When the Talent Decides It Is Bigger Than the Company
Scott Pelley came to view himself as standing above the company. When a star decides he is the institution, management has only two choices. Capitulate and lose the company, or act and absorb the noise. Bari Weiss acted.
I have watched "60 Minutes" for most of my adult life. It has long been one of my favorite shows, and I say that even when I disagree with it, even when I think they got the story wrong. The reporting was thorough. The craft was real. You could argue with the conclusions and still respect the work that went into reaching them. That is rare, and it is worth defending.
So I want to be honest about why the show has lost me in recent years, and why the turmoil unfolding right now does not surprise me at all.
The drift came first
Somewhere along the way the reporting started to feel less like reporting and more like advocacy. The segments began to carry an agenda that sat on top of the facts rather than flowing from them. This is not unique to CBS. It has happened broadly across the news business. Too many organizations have decided their job is to shape the news and manufacture the narrative rather than simply tell you what happened and let you reach your own conclusions.
Audiences notice. Viewers have eyes. When a news organization describes a riot as a peaceful gathering while looters are breaking windows, emptying shelves, and tearing down storefronts, ordinary people can see the gap between the words and the picture. A riot is a riot. You cannot paper over the facts with a softer vocabulary and expect to keep the audience's confidence. Every time a newsroom reaches for the euphemism, it spends down something it cannot easily rebuild, which is trust.
That erosion of trust is the real story behind the decline of legacy media. It is also the backdrop for everything happening at CBS right now.
Bari Weiss and the case for management
CBS News editor in chief Bari Weiss fired correspondent Scott Pelley from "60 Minutes" this past week, the culmination of a dramatic reshuffling that also removed longtime executive producer Tanya Simon and correspondents Sharyn Alfonsi and Cecilia Vega, with tech journalist Nick Bilton installed to run the program.
Whether you admire Bari Weiss or not is beside the point. She is a serious, accomplished journalist with the credentials to do the job, and she has the backing of company ownership under Paramount Skydance and David Ellison. That backing matters. When ownership installs a leader and stands behind her, her direction deserves to be respected by the people who work for her. That is how an organization functions. You do not have to agree with every editorial call she makes to recognize that the call is hers to make.
Pelley has gone public in dramatic fashion, telling The New York Times that CBS News is on fire and that Weiss should be removed.

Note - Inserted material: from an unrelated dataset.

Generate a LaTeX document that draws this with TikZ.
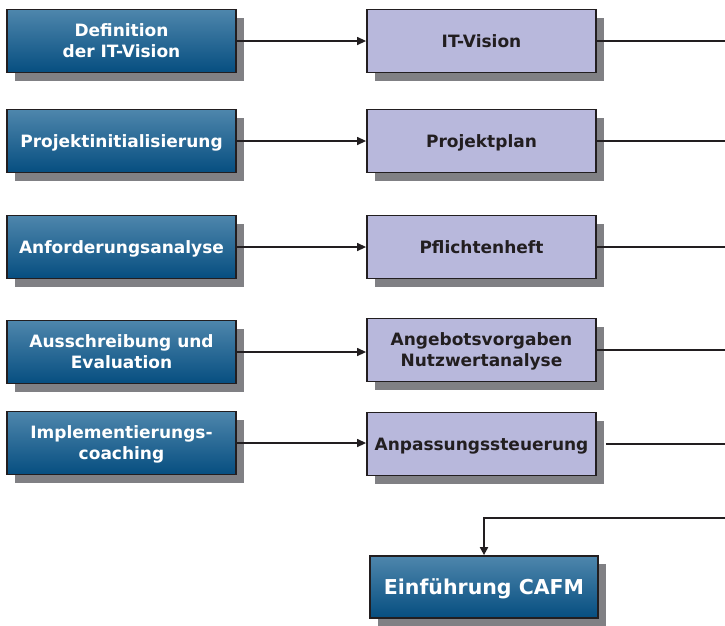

He has cast the staff departures as a massacre and positioned himself as the defender of the institution. Weiss, for her part, told the newsroom that trust and mutual respect had broken down and that the company could not find a way back with him. He disputes her account. The two versions will not be reconciled, and that itself is telling.
Pelley is the cautionary tale
Scott Pelley is the clearest example of a pattern I have watched play out again and again. He came to view himself as standing above the company. The institution existed to serve his judgment rather than the other way around.
This happens often with celebrity talent, and it happens even more in this era, because people no longer come to work as their work self. They bring their whole self into the building, and increasingly the whole self carries a demand attached to it. Agree with my values or you are against me. Share my politics or you are the enemy. That posture is becoming less and less welcome across corporate America, and for good reason. A company is not a platform for one person's worldview. It is a shared enterprise with shared standards, and no single employee, no matter how famous or how long tenured, gets to be bigger than the institution that made him.
When a star decides he is the institution, management has only two choices. Capitulate and lose the company, or act and absorb the noise. Weiss acted. The noise is loud right now. It will fade.
The deeper lesson
The lesson here is not really about one anchor or one editor. It is about what happens when an organization forgets why audiences came to it in the first place. People came to "60 Minutes" for rigorous, fair, fact driven journalism. They will keep coming if the show delivers that and walk away if it delivers a sermon instead.
The same discipline that rebuilds trust with an audience is the discipline that keeps a newsroom functional. Report the facts. Call things what they are. Do not let any one personality, however celebrated, decide that the rules do not apply to him. Respect the chain of command, because the alternative is chaos dressed up as principle.
I still want "60 Minutes" to be great. I want to disagree with it and respect it at the same time, the way I did for so many years. Getting back there requires exactly what is being tested right now, which is the willingness of a company to hold its standards and the willingness of its people to serve something larger than themselves.